Data Warehouse vs. Data Lake
While both are repositories for large volumes of data, a [data warehouse] and a [data lake] serve fundamentally different purposes and have distinct characteristics.
A data warehouse is structured and stores data that has already been cleaned, transformed, and organized for specific analytical purposes. It operates on a "schema-on-write" principle, meaning that the data's structure (schema) is defined before it's loaded into the warehouse. This makes it ideal for traditional BI, [reporting], and structured queries where performance and accuracy are paramount. The data within a warehouse is typically highly curated and ready for immediate analysis, often residing in a [relational database] or a columnar database2,1.

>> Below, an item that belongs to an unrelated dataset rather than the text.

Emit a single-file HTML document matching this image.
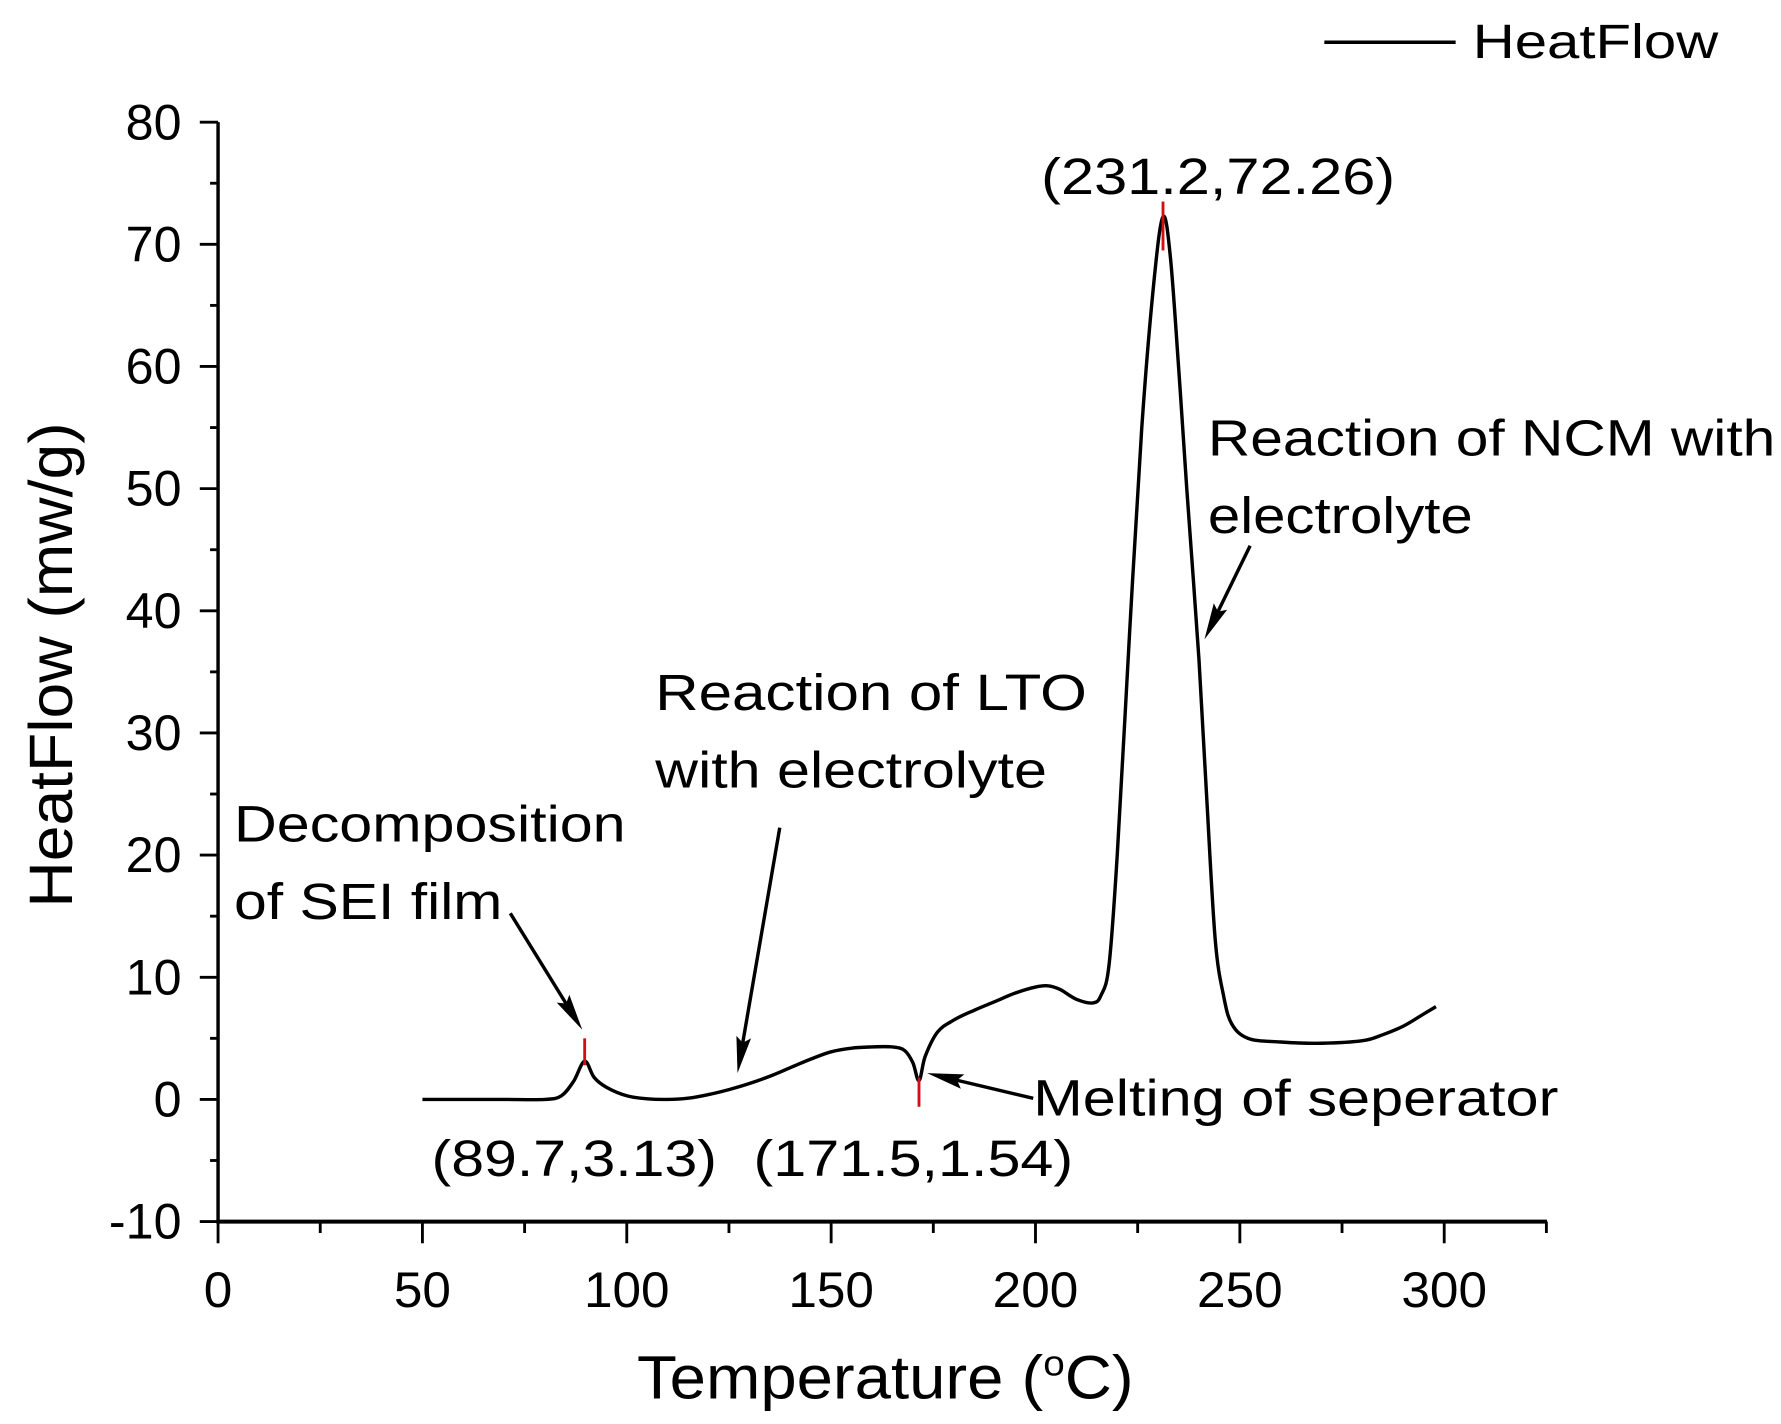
<!DOCTYPE html>
<html><head><meta charset="utf-8"><style>
html,body{margin:0;padding:0;background:#fff;}
svg{display:block;font-family:"Liberation Sans",Arial,sans-serif;}
</style></head><body>
<svg id="chart" width="1781" height="1424" viewBox="0 0 1560 1247.3" preserveAspectRatio="none" xmlns="http://www.w3.org/2000/svg">
<g id="axes"></g>
<g id="plot"></g>
<g>
<line x1="1160" y1="37" x2="1275" y2="37" stroke="#000" stroke-width="3"/>
<text x="1290" y="51" font-size="42" textLength="215" lengthAdjust="spacingAndGlyphs">HeatFlow</text>
</g>
<text x="558" y="1225" font-size="54" textLength="435" lengthAdjust="spacingAndGlyphs">Temperature (<tspan font-size="32" dy="-20">o</tspan><tspan dy="20">C)</tspan></text>
<text transform="translate(63,795) rotate(-90)" font-size="54" textLength="425" lengthAdjust="spacingAndGlyphs">HeatFlow (mw/g)</text>
<g font-size="45">
<text x="912" y="170" textLength="310" lengthAdjust="spacingAndGlyphs">(231.2,72.26)</text>
<text x="1058" y="399" textLength="497" lengthAdjust="spacingAndGlyphs">Reaction of NCM with</text>
<text x="1058" y="467" textLength="232" lengthAdjust="spacingAndGlyphs">electrolyte</text>
<text x="574" y="622" textLength="378" lengthAdjust="spacingAndGlyphs">Reaction of LTO</text>
<text x="574" y="690" textLength="343" lengthAdjust="spacingAndGlyphs">with electrolyte</text>
<text x="205" y="737" textLength="343" lengthAdjust="spacingAndGlyphs">Decomposition</text>
<text x="205" y="805" textLength="235" lengthAdjust="spacingAndGlyphs">of SEI film</text>
<text x="905" y="977" textLength="460" lengthAdjust="spacingAndGlyphs">Melting of seperator</text>
<text x="378" y="1030" textLength="250" lengthAdjust="spacingAndGlyphs">(89.7,3.13)</text>
<text x="660" y="1030" textLength="280" lengthAdjust="spacingAndGlyphs">(171.5,1.54)</text>
</g>
<g id="arrows"></g>
</svg>
<script>
const temps = [50,60,70,80,84,87,89.7,92,95,100,105,110,115,120,125,130,135,140,145,150,155,160,165,168,170,171.5,173,176,180,185,190,195,200,203,206,210,214,216,218,220,223,226,229,231.2,233,235,237,240,242,244,246,248,252,260,270,280,285,290,295,298];
const heat = [0,0,0,0,0.3,1.5,3.13,1.8,1,0.3,0.05,0,0.1,0.4,0.8,1.3,1.9,2.6,3.3,3.9,4.2,4.3,4.3,4.0,3.0,1.54,3.5,5.5,6.5,7.3,8.0,8.7,9.2,9.3,9.0,8.2,7.9,8.5,11,20,38,55,67,72.26,69,60,50,36,24,13,8.5,6.2,5,4.7,4.6,4.8,5.3,6,7,7.6];
const xTicks = [0,50,100,150,200,250,300];
const yTicks = [-10,0,10,20,30,40,50,60,70,80];
const peakT = [89.7,171.5,231.2];
const peakLo = [2.8,-0.6,69.5];
const peakHi = [5,1.8,73.5];

const NS="http://www.w3.org/2000/svg";
const X = t => 191 + t*(1265-191)/300;
const Y = v => 963 - v*107/10;
function mk(tag, attrs, parent){const e=document.createElementNS(NS,tag);for(const k in attrs)e.setAttribute(k,attrs[k]);parent.appendChild(e);return e;}
const axes=document.getElementById('axes'), plot=document.getElementById('plot'), arrows=document.getElementById('arrows');

let e=mk('line',{x1:191,y1:Y(80),x2:191,y2:Y(-10)+1.5,stroke:'#000','stroke-width':3},axes);


e=mk('line',{x1:189.5,y1:Y(-10),x2:1355,y2:Y(-10),stroke:'#000','stroke-width':3.5},axes);



for(let t=0;t<=325;t+=25){
  const maj = t%50===0;
  e=mk('line',{x1:X(t),y1:Y(-10),x2:X(t),y2:Y(-10)+(maj?19:10),stroke:'#000','stroke-width':2.5},axes);
  
  
}
xTicks.forEach(t=>{
  e=mk('text',{x:X(t),y:1145,'font-size':44,'text-anchor':'middle'},axes);
  e.textContent=t;
  e.setAttribute('textLength', String(t).length*25);
  e.setAttribute('lengthAdjust','spacingAndGlyphs');
  
  
});
for(let v=-10;v<=80;v+=5){
  const maj = v%10===0;
  e=mk('line',{x1:maj?175:184,y1:Y(v),x2:191,y2:Y(v),stroke:'#000','stroke-width':2.5},axes);
  
  
}
yTicks.forEach(v=>{
  e=mk('text',{x:159,y:Y(v)+15,'font-size':44,'text-anchor':'end'},axes);
  e.textContent=v;
  
  
});

// smooth Catmull-Rom path through data points
const pts = temps.map((t,i)=>[X(t),Y(heat[i])]);
let d='M'+pts[0][0].toFixed(1)+','+pts[0][1].toFixed(1);
for(let i=0;i<pts.length-1;i++){
  const p0=pts[Math.max(i-1,0)],p1=pts[i],p2=pts[i+1],p3=pts[Math.min(i+2,pts.length-1)];
  const k=6;
  const c1=[p1[0]+(p2[0]-p0[0])/k,p1[1]+(p2[1]-p0[1])/k];
  const c2=[p2[0]-(p3[0]-p1[0])/k,p2[1]-(p3[1]-p1[1])/k];
  d+=' C'+c1.map(n=>n.toFixed(1)).join(',')+' '+c2.map(n=>n.toFixed(1)).join(',')+' '+p2[0].toFixed(1)+','+p2[1].toFixed(1);
}
e=mk('path',{d:d,fill:'none',stroke:'#000','stroke-width':3,'stroke-linejoin':'round'},plot);


peakT.forEach((t,i)=>{
  e=mk('line',{x1:X(t),y1:Y(peakLo[i]),x2:X(t),y2:Y(peakHi[i]),stroke:'#d01010','stroke-width':2.5},plot);
  
  
});

function arrow(x1,y1,x2,y2,name){
  const g=mk('g',{},arrows);
  
  
  const L=Math.hypot(x2-x1,y2-y1), ux=(x2-x1)/L, uy=(y2-y1)/L, hl=32, hw=6.5;
  const bx=x2-ux*hl, by=y2-uy*hl;
  mk('line',{x1:x1,y1:y1,x2:bx+ux*6,y2:by+uy*6,stroke:'#000','stroke-width':3},g);
  mk('polygon',{points:`${x2},${y2} ${bx-uy*hw},${by+ux*hw} ${bx+ux*5},${by+uy*5} ${bx+uy*hw},${by-ux*hw}`,fill:'#000'},g);
}
arrow(1095,478,1055,560,'ncm-arrow');
arrow(683,725,646,940,'lto-arrow');
arrow(447,800,510,902,'sei-arrow');
arrow(905,962,812,940,'separator-arrow');
</script>
</body></html>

In contrast, a data lake is a vast pool of raw, unprocessed data. It can store structured, semi-structured, and unstructured data without a predefined schema, following a "schema-on-read" approach, where the schema is applied only when the data is accessed for analysis. This flexibility makes data lakes suitable for storing diverse data types and supporting exploratory [analytics], [machine learning], and [artificial intelligence] applications that may require raw data. While a data lake offers greater flexibility, it may require more advanced skills to extract value, and without proper governance, it can become a "data swamp." Often, a data lake feeds into a data warehouse after initial processing, or they coexist as complementary components of a larger [big data] ecosystem.
FAQs
How does data get into a data warehouse?
Data typically enters a [data warehouse] through a process called Extraction, Transformation, and Loading (ETL). In this process, data is first extracted from various source systems (like operational databases or external feeds), then transformed to clean, standardize, and format it for consistency, and finally loaded into the data warehouse.
What are the main benefits of using a data warehouse?
The primary benefits of a [data warehouse] include improved decision-making through consolidated and consistent data, enhanced analytical capabilities for identifying trends and patterns, faster [reporting] and query performance compared to operational systems, and a unified view of an organization's information assets.
Can a data warehouse handle real-time data?
While traditional data warehouses are typically updated periodically (e.g., daily or weekly), modern data warehousing solutions are increasingly incorporating capabilities for near real-time data ingestion and processing. Technologies like stream processing and more flexible architectures, sometimes involving [cloud computing] platforms, allow for quicker updates to support more immediate analytical needs.
Is a data warehouse the same as a data mart?
No, a [data warehouse] is not the same as a [data mart], though they are related. A data warehouse is an enterprise-wide repository containing integrated data from across an entire organization. A data mart, on the other hand, is a smaller, more focused subset of a data warehouse designed to serve the specific analytical needs of a particular department or business unit (e.g., sales, marketing, or finance). A data mart often draws its data from the larger data warehouse.